Pictures excluded, return the lines below from the first through the line holding "0, 0, 0, 0, 0]".

* BEGIN *

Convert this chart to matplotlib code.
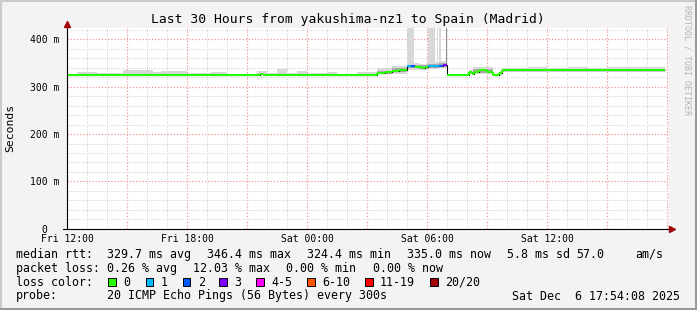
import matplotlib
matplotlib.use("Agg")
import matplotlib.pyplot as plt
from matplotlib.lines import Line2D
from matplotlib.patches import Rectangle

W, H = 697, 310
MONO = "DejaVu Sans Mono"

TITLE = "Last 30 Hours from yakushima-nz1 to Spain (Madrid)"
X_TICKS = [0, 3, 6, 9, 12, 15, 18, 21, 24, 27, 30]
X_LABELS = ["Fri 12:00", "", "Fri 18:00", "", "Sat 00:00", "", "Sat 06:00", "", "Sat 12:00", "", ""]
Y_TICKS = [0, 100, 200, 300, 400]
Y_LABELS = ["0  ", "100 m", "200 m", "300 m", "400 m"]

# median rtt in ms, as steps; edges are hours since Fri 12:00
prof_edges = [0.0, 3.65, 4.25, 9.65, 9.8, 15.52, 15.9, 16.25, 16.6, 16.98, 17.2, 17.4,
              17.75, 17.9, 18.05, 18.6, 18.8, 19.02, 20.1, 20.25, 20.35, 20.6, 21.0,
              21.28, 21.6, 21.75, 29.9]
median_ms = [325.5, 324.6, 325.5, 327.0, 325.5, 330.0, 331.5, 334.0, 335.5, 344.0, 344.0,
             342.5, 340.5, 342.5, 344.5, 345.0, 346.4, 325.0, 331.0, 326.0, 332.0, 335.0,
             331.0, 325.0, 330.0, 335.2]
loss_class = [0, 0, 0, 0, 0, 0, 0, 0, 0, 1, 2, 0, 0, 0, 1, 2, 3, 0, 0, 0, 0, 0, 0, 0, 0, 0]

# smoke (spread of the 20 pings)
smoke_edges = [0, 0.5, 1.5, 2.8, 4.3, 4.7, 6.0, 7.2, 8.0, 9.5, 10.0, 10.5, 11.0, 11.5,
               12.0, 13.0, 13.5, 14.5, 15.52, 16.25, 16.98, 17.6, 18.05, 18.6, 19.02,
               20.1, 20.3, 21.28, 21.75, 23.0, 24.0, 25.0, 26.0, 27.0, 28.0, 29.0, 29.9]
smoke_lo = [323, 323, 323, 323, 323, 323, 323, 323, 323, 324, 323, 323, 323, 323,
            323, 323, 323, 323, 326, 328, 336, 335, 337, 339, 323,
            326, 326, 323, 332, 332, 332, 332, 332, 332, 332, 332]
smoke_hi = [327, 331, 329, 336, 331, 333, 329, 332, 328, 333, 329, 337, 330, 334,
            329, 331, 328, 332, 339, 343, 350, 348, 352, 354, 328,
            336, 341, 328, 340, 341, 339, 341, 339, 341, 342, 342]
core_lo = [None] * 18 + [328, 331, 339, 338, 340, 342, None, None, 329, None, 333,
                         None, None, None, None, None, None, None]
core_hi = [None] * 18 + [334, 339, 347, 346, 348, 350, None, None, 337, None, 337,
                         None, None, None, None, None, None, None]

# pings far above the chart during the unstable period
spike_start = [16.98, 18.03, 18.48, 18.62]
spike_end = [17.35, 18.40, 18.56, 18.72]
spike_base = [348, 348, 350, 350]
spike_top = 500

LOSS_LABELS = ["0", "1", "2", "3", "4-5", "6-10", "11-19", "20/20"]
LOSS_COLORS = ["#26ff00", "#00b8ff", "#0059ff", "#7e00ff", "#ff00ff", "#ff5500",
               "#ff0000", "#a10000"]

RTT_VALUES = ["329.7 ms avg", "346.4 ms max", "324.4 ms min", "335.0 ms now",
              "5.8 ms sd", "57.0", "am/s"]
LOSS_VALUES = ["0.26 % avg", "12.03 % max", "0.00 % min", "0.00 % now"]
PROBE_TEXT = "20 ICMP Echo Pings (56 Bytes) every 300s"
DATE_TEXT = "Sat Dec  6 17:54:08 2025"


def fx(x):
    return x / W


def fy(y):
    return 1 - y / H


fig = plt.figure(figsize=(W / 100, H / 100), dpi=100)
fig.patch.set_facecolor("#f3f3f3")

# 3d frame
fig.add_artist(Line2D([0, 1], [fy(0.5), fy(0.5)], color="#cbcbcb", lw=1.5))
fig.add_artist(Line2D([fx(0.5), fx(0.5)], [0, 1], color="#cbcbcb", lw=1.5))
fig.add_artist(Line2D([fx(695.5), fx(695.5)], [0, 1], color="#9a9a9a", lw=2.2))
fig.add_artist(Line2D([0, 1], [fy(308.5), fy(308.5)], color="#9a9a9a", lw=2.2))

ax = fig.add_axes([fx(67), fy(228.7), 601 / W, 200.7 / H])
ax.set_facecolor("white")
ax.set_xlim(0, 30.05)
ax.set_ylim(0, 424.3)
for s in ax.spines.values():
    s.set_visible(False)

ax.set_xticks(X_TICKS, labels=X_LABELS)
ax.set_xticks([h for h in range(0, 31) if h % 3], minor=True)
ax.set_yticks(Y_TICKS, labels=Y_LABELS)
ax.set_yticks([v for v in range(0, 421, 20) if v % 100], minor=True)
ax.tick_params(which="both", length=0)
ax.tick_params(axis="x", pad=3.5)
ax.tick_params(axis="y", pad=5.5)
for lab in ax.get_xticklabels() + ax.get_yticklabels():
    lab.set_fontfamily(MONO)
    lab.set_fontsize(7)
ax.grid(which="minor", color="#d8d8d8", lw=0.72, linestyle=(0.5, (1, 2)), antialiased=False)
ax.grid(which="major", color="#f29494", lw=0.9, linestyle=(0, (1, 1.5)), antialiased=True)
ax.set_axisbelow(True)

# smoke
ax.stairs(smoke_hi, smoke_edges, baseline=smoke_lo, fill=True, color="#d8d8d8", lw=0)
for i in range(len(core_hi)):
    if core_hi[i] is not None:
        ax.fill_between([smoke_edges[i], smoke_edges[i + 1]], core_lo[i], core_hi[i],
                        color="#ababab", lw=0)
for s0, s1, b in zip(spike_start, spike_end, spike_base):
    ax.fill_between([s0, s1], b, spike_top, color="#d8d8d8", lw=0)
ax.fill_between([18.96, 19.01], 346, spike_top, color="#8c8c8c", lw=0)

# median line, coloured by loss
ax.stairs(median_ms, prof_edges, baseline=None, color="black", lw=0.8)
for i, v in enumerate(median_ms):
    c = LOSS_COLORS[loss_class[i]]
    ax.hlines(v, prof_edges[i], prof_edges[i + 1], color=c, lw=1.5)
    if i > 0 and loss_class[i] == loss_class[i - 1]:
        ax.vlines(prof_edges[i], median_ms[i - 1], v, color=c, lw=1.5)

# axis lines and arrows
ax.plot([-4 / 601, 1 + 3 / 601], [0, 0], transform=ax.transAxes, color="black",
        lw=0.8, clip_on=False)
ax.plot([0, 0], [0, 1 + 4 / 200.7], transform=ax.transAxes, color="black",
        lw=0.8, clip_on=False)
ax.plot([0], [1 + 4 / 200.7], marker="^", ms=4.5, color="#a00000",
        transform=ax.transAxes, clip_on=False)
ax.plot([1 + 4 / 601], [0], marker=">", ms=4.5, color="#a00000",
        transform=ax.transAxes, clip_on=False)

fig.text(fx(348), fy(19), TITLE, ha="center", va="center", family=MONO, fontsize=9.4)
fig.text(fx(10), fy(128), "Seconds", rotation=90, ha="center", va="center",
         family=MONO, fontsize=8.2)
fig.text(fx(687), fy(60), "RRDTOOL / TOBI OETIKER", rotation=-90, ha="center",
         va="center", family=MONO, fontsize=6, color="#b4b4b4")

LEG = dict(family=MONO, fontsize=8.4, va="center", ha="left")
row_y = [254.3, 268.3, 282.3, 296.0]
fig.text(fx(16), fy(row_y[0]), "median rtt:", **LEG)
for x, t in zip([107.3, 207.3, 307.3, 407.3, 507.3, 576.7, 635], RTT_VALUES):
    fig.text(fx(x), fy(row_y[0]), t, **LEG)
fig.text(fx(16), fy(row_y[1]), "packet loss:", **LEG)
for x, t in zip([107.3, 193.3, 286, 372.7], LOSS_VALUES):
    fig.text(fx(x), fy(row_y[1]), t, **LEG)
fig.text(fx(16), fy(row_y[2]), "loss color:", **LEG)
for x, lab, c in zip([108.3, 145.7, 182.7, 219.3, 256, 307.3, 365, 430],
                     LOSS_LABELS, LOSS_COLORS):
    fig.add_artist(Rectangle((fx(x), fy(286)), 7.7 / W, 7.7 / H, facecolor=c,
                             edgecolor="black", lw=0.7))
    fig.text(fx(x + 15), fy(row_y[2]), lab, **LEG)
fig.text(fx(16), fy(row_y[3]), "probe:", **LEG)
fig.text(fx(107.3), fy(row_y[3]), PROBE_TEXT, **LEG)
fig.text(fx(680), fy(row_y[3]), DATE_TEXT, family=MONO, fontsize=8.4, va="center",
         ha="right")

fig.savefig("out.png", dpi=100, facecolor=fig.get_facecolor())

* END *

*TASK SOLUTION:*
Convert this chart to matplotlib code.
import matplotlib
matplotlib.use("Agg")
import matplotlib.pyplot as plt
from matplotlib.lines import Line2D
from matplotlib.patches import Rectangle

W, H = 697, 310
MONO = "DejaVu Sans Mono"

TITLE = "Last 30 Hours from yakushima-nz1 to Spain (Madrid)"
X_TICKS = [0, 3, 6, 9, 12, 15, 18, 21, 24, 27, 30]
X_LABELS = ["Fri 12:00", "", "Fri 18:00", "", "Sat 00:00", "", "Sat 06:00", "", "Sat 12:00", "", ""]
Y_TICKS = [0, 100, 200, 300, 400]
Y_LABELS = ["0  ", "100 m", "200 m", "300 m", "400 m"]

# median rtt in ms, as steps; edges are hours since Fri 12:00
prof_edges = [0.0, 3.65, 4.25, 9.65, 9.8, 15.52, 15.9, 16.25, 16.6, 16.98, 17.2, 17.4,
              17.75, 17.9, 18.05, 18.6, 18.8, 19.02, 20.1, 20.25, 20.35, 20.6, 21.0,
              21.28, 21.6, 21.75, 29.9]
median_ms = [325.5, 324.6, 325.5, 327.0, 325.5, 330.0, 331.5, 334.0, 335.5, 344.0, 344.0,
             342.5, 340.5, 342.5, 344.5, 345.0, 346.4, 325.0, 331.0, 326.0, 332.0, 335.0,
             331.0, 325.0, 330.0, 335.2]
loss_class = [0, 0, 0, 0, 0, 0, 0, 0, 0, 1, 2, 0, 0, 0, 1, 2, 3, 0, 0, 0, 0, 0, 0, 0, 0, 0]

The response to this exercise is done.